The alleged perpetrator...had an extensive criminal history, including eight arrests in four years and a robbery conviction. Three times, he was sentenced under laws designed to promote leniency and second chances for inexperienced adult offenders. In two of those cases, he was sentenced under the District's Youth Rehabilitation Act, a 1980s-era law aimed at "deserving" offenders under the age of 22.
Pitt's case shows that such laws, combined with lax enforcement by key federal agencies, can give many chances to violent offenders despite repeated criminal behavior and the failure to abide by terms of release, according to a Washington Post review of court records, transcripts and probation reports.
In the crucial weeks before the rape, a D.C. Superior Court magistrate judge and two federal agencies -- the Court Services and Offender Supervision Agency (CSOSA) and the U.S. Parole Commission -- failed to work together to take Pitt off the streets.
Pitt's behavior raised many red flags, indicating escalating risk.
Just out of prison last summer after serving a robbery sentence, Pitt did not report for some of his court-ordered drug testing and anger management sessions. He did not keep in contact with his supervision officer. And in a final act of defiance, Pitt cut off the GPS monitoring bracelet affixed to his ankle and let the battery run dead. He was completely off the grid.
Sentencing "reformers" would of course tell us that those are merely the much-storied "technical violations" for which a return to inhumane (and expensive) incarceration is a fear-driven or racist (or both) over-reaction.
CSOSA, the federal agency charged with watching D.C. offenders released from prison, did not request a warrant for Pitt's arrest for 15 days after losing contact with him. The Parole Commission waited a week after getting that request before forwarding it to law enforcement.
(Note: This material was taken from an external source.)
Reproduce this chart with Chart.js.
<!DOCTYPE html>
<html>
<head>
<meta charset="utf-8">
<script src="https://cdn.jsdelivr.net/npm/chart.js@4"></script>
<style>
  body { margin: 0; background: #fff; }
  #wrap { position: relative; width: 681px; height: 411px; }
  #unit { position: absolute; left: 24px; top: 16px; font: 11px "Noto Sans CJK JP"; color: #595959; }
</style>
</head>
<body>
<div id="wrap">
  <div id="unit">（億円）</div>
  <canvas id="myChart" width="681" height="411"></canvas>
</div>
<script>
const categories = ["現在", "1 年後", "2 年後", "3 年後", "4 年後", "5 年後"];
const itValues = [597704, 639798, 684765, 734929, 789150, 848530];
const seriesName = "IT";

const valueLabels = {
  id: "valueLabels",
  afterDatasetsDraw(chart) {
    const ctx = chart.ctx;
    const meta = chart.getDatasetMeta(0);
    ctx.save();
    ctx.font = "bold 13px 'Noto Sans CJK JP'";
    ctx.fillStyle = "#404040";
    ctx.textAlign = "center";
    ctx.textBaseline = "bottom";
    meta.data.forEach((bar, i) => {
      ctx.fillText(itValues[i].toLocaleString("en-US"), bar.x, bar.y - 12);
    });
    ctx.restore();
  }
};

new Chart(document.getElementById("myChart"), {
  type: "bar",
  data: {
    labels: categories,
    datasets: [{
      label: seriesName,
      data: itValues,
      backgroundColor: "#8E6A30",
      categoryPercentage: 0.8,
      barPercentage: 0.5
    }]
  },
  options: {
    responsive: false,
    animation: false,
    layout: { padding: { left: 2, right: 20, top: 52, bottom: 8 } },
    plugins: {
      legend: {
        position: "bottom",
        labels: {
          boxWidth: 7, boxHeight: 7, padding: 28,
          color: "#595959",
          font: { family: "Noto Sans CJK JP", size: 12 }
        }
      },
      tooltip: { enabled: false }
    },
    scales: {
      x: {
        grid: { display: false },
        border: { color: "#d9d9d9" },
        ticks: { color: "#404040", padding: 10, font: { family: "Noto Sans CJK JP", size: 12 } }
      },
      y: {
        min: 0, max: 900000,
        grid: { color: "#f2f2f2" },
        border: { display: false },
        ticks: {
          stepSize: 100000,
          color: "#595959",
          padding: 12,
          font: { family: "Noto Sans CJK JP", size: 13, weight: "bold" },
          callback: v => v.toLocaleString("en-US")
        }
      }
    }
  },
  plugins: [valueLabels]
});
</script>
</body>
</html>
And the magistrate judge denied a prosecutor's request to keep Pitt behind bars, despite a troubling report from the Pretrial Services Agency.
"No conditions or combination of conditions can reasonably assure the defendant's appearance or safety to the community," said the report that was given to magistrate [judge] William Nooter.
Ah, yes. The judiciary we're supposed to trust with more discretion had the needed information right in front of its face and simply turned away.
Imagine that.
Still, this is better than the Callahan case. There, the defense lawyer, Steven S. Nolder, told the court that he, the probation officer, and the Assistant US Attorney (whose name I will publish as soon as I can verify it) had concluded that Callahan, a virtually life-long criminal, would, if released, "pose no danger to the safety of the public." This representation was made a matter of months before Callahan knifed to death his girlfriend and two of her grade school-age children.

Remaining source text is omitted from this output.